» Aim
A verbatim copy is needed of the lines from the one containing "Write the TikZ code for this diagram." down to the one containing "(0.19,-0.19) -- (0,-0.19);", inclusive. Print it with no pictures.

## BEGIN Provided records

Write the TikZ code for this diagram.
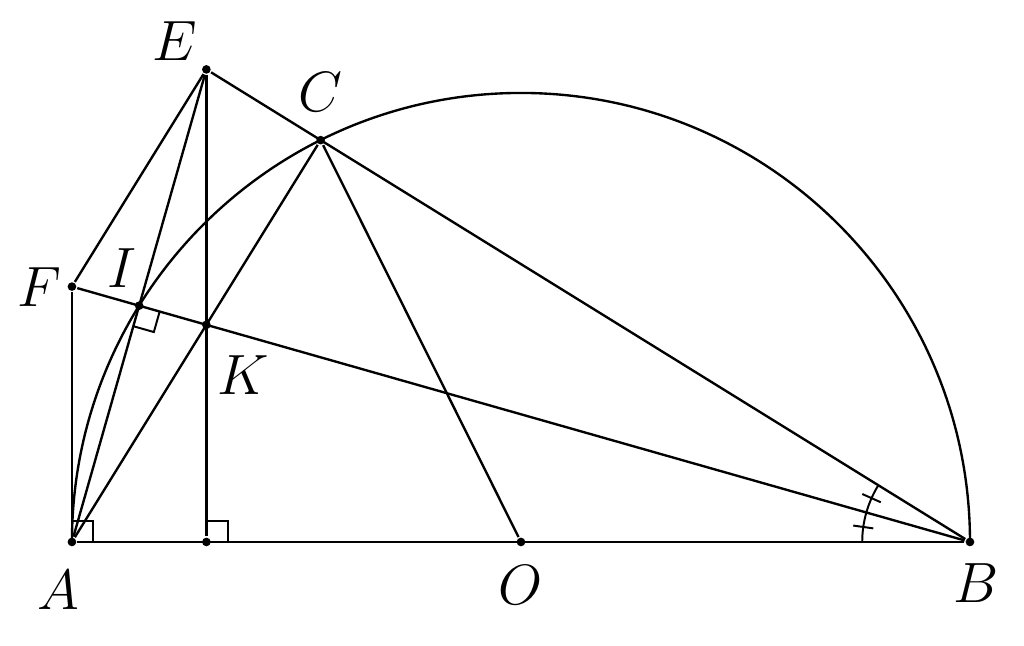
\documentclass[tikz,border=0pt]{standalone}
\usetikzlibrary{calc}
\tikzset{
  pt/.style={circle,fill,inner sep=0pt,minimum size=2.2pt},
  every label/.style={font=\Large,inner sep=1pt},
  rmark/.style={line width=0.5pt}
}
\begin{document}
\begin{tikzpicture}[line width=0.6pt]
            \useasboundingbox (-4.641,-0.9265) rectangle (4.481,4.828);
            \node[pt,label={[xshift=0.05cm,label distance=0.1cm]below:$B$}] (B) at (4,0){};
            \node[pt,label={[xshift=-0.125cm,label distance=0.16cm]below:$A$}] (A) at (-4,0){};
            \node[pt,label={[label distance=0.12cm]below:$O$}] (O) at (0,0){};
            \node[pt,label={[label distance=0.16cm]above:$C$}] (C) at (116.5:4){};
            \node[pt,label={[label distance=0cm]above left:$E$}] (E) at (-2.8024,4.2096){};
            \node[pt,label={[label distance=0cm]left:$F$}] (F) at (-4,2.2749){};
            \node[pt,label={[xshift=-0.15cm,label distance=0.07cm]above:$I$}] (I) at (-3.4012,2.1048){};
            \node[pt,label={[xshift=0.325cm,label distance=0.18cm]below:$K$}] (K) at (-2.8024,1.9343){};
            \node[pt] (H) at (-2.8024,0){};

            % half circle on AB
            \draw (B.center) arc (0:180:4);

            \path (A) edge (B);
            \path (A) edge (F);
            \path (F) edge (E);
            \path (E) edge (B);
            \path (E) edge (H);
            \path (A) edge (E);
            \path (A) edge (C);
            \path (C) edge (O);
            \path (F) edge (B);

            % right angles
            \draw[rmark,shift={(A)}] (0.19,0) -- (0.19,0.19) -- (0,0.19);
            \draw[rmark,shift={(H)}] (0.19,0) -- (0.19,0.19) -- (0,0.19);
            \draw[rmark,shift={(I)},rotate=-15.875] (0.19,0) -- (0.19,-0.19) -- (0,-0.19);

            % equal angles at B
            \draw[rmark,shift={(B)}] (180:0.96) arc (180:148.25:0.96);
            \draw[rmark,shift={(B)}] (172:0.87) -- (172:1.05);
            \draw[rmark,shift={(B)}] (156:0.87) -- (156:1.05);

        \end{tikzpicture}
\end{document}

## END Provided records
## BEGIN Provided records

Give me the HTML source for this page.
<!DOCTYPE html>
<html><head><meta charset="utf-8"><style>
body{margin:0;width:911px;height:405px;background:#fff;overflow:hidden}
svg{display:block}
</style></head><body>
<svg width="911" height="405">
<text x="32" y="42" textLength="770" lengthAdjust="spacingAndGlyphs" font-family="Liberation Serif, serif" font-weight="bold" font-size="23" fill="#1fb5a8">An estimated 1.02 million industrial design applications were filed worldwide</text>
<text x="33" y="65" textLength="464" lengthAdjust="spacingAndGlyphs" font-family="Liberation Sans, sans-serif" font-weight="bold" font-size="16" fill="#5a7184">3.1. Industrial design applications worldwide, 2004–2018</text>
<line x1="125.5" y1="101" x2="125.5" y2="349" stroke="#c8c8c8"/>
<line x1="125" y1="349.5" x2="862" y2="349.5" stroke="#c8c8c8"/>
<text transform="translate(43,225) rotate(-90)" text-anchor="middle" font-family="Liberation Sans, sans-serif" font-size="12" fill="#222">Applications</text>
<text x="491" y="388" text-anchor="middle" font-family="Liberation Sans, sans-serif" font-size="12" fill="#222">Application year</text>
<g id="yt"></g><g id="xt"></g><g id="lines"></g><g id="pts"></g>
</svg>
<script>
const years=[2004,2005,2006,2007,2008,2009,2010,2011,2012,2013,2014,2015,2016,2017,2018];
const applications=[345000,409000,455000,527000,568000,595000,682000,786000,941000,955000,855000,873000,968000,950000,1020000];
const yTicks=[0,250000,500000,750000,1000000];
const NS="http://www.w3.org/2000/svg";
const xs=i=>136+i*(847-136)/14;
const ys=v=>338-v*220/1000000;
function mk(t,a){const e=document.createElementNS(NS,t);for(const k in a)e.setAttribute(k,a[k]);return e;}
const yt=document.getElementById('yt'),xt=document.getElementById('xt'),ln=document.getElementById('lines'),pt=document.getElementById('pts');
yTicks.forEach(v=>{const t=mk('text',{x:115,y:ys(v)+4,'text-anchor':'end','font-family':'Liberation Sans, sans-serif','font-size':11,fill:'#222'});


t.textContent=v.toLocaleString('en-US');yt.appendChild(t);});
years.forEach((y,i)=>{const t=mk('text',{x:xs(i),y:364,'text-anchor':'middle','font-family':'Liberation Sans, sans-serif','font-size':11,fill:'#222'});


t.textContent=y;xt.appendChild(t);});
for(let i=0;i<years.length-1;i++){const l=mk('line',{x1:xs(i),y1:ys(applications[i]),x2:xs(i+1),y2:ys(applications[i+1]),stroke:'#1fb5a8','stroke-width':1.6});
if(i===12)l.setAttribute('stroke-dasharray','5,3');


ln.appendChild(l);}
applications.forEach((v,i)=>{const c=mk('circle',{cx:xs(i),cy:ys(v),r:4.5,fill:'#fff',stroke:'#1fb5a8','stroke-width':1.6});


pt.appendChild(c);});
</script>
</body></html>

## END Provided records

» Full response
Write the TikZ code for this diagram.
\documentclass[tikz,border=0pt]{standalone}
\usetikzlibrary{calc}
\tikzset{
  pt/.style={circle,fill,inner sep=0pt,minimum size=2.2pt},
  every label/.style={font=\Large,inner sep=1pt},
  rmark/.style={line width=0.5pt}
}
\begin{document}
\begin{tikzpicture}[line width=0.6pt]
            \useasboundingbox (-4.641,-0.9265) rectangle (4.481,4.828);
            \node[pt,label={[xshift=0.05cm,label distance=0.1cm]below:$B$}] (B) at (4,0){};
            \node[pt,label={[xshift=-0.125cm,label distance=0.16cm]below:$A$}] (A) at (-4,0){};
            \node[pt,label={[label distance=0.12cm]below:$O$}] (O) at (0,0){};
            \node[pt,label={[label distance=0.16cm]above:$C$}] (C) at (116.5:4){};
            \node[pt,label={[label distance=0cm]above left:$E$}] (E) at (-2.8024,4.2096){};
            \node[pt,label={[label distance=0cm]left:$F$}] (F) at (-4,2.2749){};
            \node[pt,label={[xshift=-0.15cm,label distance=0.07cm]above:$I$}] (I) at (-3.4012,2.1048){};
            \node[pt,label={[xshift=0.325cm,label distance=0.18cm]below:$K$}] (K) at (-2.8024,1.9343){};
            \node[pt] (H) at (-2.8024,0){};

            % half circle on AB
            \draw (B.center) arc (0:180:4);

            \path (A) edge (B);
            \path (A) edge (F);
            \path (F) edge (E);
            \path (E) edge (B);
            \path (E) edge (H);
            \path (A) edge (E);
            \path (A) edge (C);
            \path (C) edge (O);
            \path (F) edge (B);

            % right angles
            \draw[rmark,shift={(A)}] (0.19,0) -- (0.19,0.19) -- (0,0.19);
            \draw[rmark,shift={(H)}] (0.19,0) -- (0.19,0.19) -- (0,0.19);
            \draw[rmark,shift={(I)},rotate=-15.875] (0.19,0) -- (0.19,-0.19) -- (0,-0.19);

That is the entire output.